De acordo com as profissionais,
treinamento intercultural é sempre bom e válido, mas deve ser seguido de
sessões de coach. A primeira etapa da capacitação deve funcionar como a
entrada, mas as brasileiras ou qualquer outra estrangeira que saia de sua terra
deveria ser acompanhada por um profissional especializado em
interculturalidade, que a guiasse durante um tempo.
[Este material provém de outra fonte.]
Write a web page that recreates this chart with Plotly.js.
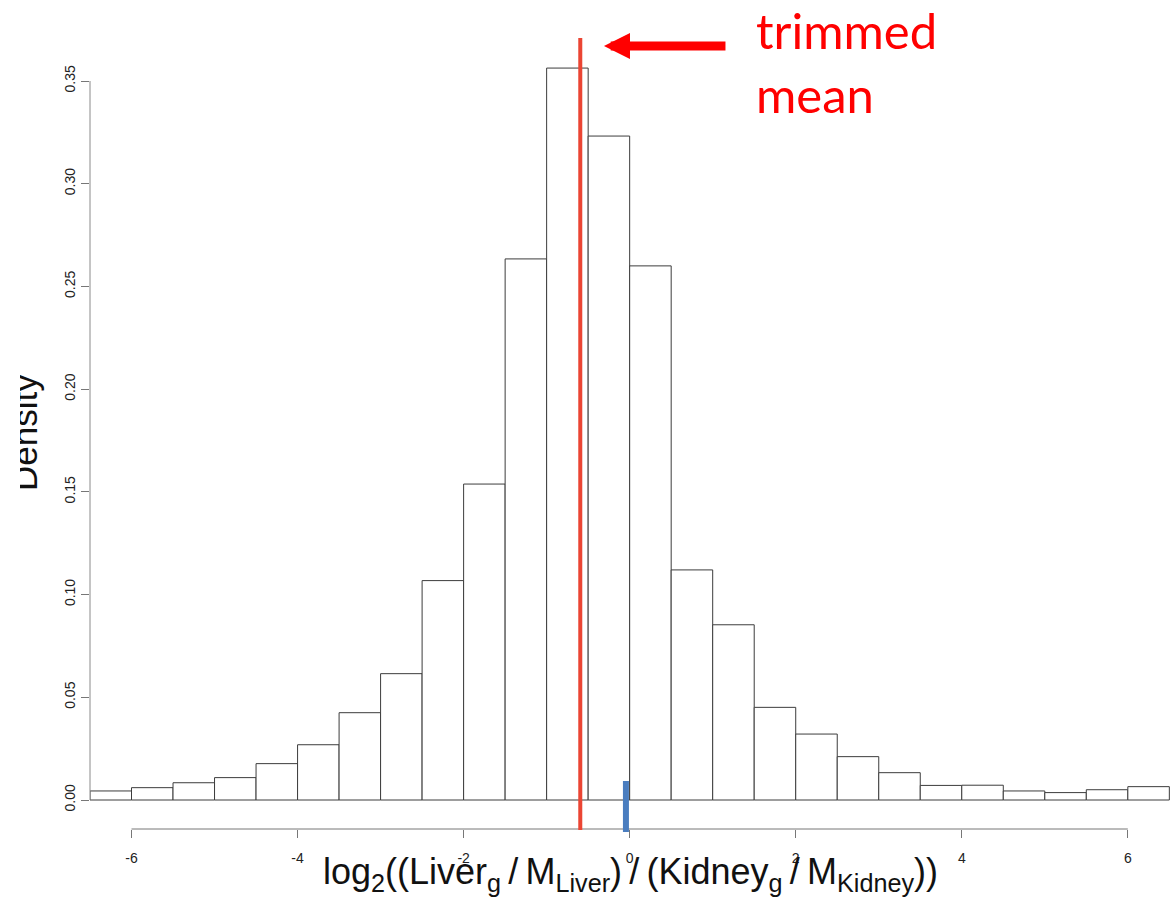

Falta de acesso à informação como
bloqueio - No
estudo, muitas brasileiras reclamam que não tiveram acesso à informação sobre a
Suíça. Quando havia algum texto na internet, era em inglês ou em alemão. Muitas
inclusive disseram que vieram sem saber quase nada sobre o país. Dessa forma,
são inúmeras as frustrações devido à uma expectativa errônea em relação à nova
condição. De acordo com uma das treinadoras entrevistadas, existe um
fator Heidiland (que significa idealizar o paraíso e se
deparar com uma realidade muito diferente). Está atrelado à criação de maior
frustração entre estrangeiros e dificuldade no processo de adaptação e
integração.
A autora do estudo diz que é preocupante
confirmar que a maioria desssas mulheres saiam do Brasil, principalmente pelo
matrimônio, sem a mínima noção de que diferenças de comportamento devido à
cultura existam. “Elas vêm com uma imagem de que serão princesas para o resto
de suas vidas, mas não têm idéia dos desafios que irão enfrentar sem estarem preparadas”,
explica.
O desenvolvimento da sensibilidade
intercultural é chave no nosso mundo de hoje, onde as pessoas viajam, vão morar
fora do país a trabalho e o número de casamentos bi nacionais cresce. No caso
da Suíça, país no qual o índice de estrangeiros passa dos 25%, essa habilidade
se torna ainda mais importante”, explica Um outro fator que deve ser
considerado é que, nos casos das brasileiras, o treinamento intercultural
torna-se indispensável devido às características do país: de dimensões continentais,
a maioria da população é monoglota e ainda vive com a ilusão de que convive
muito bem com a diversidade. O que é um mito da sociedade brasileira.